Data section —
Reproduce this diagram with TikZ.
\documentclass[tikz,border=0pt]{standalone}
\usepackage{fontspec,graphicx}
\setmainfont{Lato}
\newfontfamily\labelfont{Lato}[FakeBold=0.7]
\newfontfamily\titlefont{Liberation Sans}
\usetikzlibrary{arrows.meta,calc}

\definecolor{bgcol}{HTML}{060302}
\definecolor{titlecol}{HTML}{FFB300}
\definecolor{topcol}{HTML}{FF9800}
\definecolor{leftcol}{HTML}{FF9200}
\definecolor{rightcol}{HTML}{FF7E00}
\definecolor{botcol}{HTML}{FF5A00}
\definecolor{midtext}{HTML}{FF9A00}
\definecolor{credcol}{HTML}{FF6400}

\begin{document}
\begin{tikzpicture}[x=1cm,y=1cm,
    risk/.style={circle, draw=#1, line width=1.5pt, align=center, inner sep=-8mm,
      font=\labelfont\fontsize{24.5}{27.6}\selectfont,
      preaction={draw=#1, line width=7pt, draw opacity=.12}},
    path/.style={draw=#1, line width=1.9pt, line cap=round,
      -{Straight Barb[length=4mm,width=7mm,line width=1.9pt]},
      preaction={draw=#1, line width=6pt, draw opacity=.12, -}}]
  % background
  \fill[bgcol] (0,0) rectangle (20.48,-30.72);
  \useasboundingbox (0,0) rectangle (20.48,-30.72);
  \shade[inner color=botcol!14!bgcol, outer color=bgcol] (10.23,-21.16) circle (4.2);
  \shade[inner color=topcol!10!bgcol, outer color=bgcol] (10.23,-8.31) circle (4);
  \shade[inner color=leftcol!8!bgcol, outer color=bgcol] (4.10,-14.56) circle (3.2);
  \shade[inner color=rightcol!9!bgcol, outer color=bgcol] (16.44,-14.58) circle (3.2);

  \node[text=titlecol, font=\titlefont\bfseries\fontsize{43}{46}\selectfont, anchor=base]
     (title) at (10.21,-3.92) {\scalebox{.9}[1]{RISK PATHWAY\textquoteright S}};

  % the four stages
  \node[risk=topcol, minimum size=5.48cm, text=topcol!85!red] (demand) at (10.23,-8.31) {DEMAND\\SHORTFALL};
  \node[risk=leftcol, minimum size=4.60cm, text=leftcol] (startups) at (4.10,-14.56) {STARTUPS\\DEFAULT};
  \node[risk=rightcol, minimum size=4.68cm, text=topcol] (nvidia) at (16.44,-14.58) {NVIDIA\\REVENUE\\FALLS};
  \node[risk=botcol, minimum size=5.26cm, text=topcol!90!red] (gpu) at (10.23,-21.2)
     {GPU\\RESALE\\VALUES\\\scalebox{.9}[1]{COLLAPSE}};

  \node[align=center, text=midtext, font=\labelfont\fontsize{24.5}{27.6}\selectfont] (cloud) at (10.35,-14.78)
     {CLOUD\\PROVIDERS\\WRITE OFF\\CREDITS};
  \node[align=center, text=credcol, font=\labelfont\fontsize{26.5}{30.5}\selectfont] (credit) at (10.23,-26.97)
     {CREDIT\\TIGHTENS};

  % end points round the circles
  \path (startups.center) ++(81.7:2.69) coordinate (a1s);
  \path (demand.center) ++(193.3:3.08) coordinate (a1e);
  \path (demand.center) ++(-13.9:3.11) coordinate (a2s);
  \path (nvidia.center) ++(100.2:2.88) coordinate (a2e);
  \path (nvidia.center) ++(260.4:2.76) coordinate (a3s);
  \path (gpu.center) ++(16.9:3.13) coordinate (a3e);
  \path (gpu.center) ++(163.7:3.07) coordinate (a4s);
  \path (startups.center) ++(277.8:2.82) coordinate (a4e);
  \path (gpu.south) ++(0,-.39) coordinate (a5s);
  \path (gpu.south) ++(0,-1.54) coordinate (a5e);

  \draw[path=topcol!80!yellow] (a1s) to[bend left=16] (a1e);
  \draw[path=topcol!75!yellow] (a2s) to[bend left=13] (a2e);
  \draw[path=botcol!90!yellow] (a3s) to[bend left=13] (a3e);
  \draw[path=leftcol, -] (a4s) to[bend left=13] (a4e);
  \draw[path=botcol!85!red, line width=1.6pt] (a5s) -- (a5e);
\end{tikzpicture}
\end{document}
--
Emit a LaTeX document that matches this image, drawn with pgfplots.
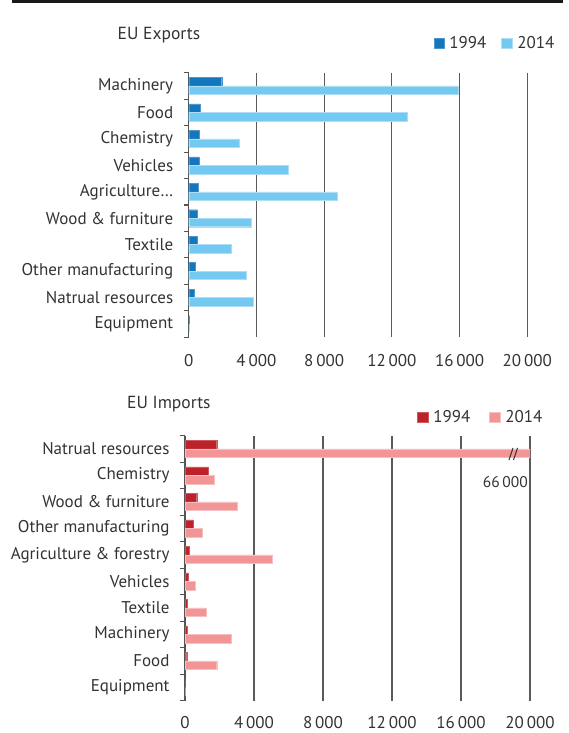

Work required — Go over the data above and copy every line that has the word "with" in it.

Finished answer —
Reproduce this diagram with TikZ.
Emit a LaTeX document that matches this image, drawn with pgfplots.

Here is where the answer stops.